What you are asked to do => Count every line that has the word "matplotlib" in it; give no more than the number.

'''

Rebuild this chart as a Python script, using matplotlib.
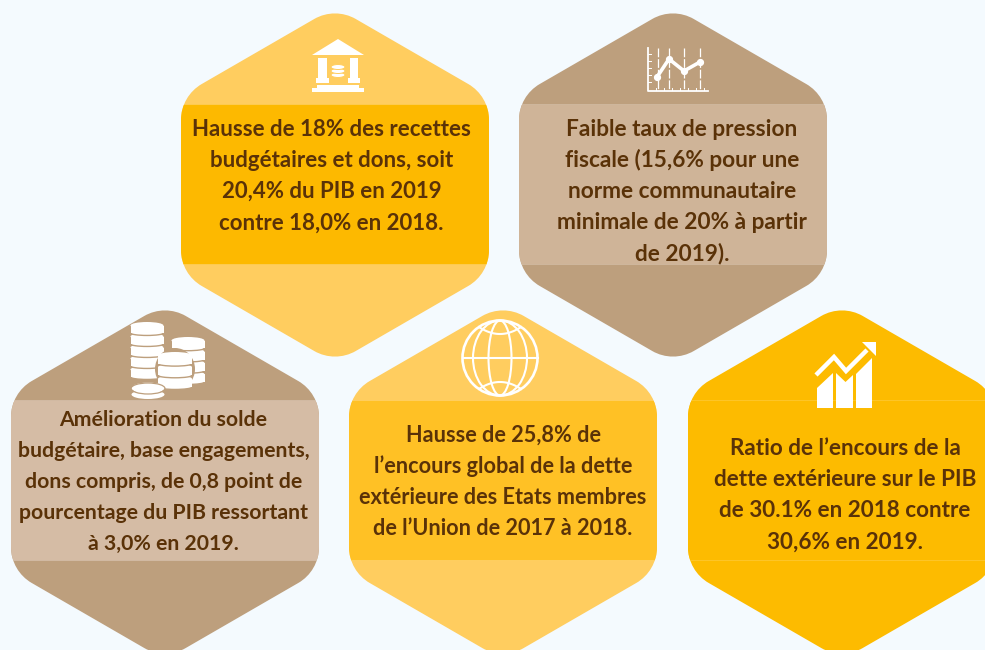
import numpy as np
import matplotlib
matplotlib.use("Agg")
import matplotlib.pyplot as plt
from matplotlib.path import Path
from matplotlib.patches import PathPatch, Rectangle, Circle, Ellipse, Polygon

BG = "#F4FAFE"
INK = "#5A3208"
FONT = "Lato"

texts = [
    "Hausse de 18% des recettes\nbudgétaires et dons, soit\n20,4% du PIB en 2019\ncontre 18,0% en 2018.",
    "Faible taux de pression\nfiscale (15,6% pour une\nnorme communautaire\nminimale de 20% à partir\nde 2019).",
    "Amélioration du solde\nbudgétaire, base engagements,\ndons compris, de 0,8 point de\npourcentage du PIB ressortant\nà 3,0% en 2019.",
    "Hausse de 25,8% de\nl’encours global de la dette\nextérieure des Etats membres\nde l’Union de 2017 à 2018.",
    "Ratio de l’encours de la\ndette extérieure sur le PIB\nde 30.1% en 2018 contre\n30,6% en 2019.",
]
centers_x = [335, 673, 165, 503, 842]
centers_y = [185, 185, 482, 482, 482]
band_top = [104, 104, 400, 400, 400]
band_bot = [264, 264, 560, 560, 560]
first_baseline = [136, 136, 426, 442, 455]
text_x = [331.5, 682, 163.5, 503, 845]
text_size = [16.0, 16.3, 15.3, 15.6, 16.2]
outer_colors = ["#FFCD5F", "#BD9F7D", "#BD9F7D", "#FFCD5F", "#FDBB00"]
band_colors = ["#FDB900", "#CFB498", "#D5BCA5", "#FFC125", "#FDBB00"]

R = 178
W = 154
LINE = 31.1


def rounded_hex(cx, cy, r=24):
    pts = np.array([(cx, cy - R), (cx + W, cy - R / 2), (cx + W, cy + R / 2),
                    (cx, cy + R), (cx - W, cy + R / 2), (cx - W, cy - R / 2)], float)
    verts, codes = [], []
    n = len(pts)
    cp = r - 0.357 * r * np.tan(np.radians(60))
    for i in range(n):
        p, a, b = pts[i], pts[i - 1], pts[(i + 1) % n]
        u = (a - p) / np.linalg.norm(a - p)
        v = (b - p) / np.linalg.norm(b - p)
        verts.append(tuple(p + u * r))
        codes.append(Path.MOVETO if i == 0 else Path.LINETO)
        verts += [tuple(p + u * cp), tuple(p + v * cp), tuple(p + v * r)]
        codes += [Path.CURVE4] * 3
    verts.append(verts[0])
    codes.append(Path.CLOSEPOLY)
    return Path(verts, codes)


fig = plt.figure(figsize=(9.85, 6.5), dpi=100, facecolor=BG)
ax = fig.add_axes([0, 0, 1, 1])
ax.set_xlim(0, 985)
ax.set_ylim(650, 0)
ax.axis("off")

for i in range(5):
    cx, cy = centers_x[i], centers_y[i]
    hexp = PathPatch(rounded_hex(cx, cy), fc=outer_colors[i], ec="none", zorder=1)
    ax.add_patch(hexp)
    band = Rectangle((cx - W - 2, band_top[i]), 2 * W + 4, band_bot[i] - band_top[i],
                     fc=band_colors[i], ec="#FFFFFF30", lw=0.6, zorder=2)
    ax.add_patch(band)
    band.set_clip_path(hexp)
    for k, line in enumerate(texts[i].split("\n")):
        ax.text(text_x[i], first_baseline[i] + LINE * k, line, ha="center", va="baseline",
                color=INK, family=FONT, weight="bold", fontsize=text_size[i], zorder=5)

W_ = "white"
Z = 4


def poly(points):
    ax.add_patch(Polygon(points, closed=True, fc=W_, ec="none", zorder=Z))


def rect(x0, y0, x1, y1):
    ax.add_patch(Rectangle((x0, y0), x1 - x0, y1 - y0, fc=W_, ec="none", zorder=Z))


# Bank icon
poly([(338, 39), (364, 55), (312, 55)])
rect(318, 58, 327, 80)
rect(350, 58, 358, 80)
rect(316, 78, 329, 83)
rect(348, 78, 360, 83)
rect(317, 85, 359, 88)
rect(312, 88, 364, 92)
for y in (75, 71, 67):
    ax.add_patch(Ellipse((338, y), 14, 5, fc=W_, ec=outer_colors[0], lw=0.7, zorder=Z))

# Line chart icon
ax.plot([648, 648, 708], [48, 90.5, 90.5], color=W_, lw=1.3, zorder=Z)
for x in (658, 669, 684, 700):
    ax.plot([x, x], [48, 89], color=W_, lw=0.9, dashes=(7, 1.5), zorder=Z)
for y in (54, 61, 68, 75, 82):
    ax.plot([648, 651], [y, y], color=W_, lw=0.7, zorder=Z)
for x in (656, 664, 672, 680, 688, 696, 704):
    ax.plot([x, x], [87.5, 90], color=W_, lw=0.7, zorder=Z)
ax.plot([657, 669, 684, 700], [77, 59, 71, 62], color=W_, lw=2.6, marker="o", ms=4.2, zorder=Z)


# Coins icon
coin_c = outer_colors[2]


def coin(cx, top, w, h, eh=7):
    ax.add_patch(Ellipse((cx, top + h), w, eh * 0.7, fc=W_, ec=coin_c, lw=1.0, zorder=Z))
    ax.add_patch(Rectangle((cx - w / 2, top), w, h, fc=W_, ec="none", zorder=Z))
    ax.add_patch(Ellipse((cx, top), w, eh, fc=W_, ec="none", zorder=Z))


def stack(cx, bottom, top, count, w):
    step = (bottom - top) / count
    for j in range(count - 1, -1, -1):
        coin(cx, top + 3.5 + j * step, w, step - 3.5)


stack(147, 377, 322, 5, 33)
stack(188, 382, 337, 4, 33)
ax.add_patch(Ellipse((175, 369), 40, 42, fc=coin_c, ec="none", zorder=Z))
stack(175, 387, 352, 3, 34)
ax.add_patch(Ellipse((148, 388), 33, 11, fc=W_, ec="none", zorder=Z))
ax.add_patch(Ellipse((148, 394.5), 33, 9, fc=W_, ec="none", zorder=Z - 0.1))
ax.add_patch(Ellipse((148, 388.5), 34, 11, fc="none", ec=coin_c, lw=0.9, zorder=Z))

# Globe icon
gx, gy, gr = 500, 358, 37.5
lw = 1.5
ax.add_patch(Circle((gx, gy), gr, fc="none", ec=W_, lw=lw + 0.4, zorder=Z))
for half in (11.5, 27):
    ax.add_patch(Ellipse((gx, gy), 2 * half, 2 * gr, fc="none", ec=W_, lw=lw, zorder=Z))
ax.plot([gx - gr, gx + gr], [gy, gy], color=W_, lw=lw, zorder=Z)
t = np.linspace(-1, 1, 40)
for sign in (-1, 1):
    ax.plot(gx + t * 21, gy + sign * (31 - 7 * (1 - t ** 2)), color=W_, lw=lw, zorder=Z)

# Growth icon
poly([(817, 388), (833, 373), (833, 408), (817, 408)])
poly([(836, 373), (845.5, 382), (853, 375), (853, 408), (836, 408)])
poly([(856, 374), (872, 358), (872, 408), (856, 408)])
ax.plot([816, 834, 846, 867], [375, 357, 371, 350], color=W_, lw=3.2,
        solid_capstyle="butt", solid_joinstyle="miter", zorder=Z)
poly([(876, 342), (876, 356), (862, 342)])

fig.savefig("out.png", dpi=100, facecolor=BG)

'''

Completed exercise => 6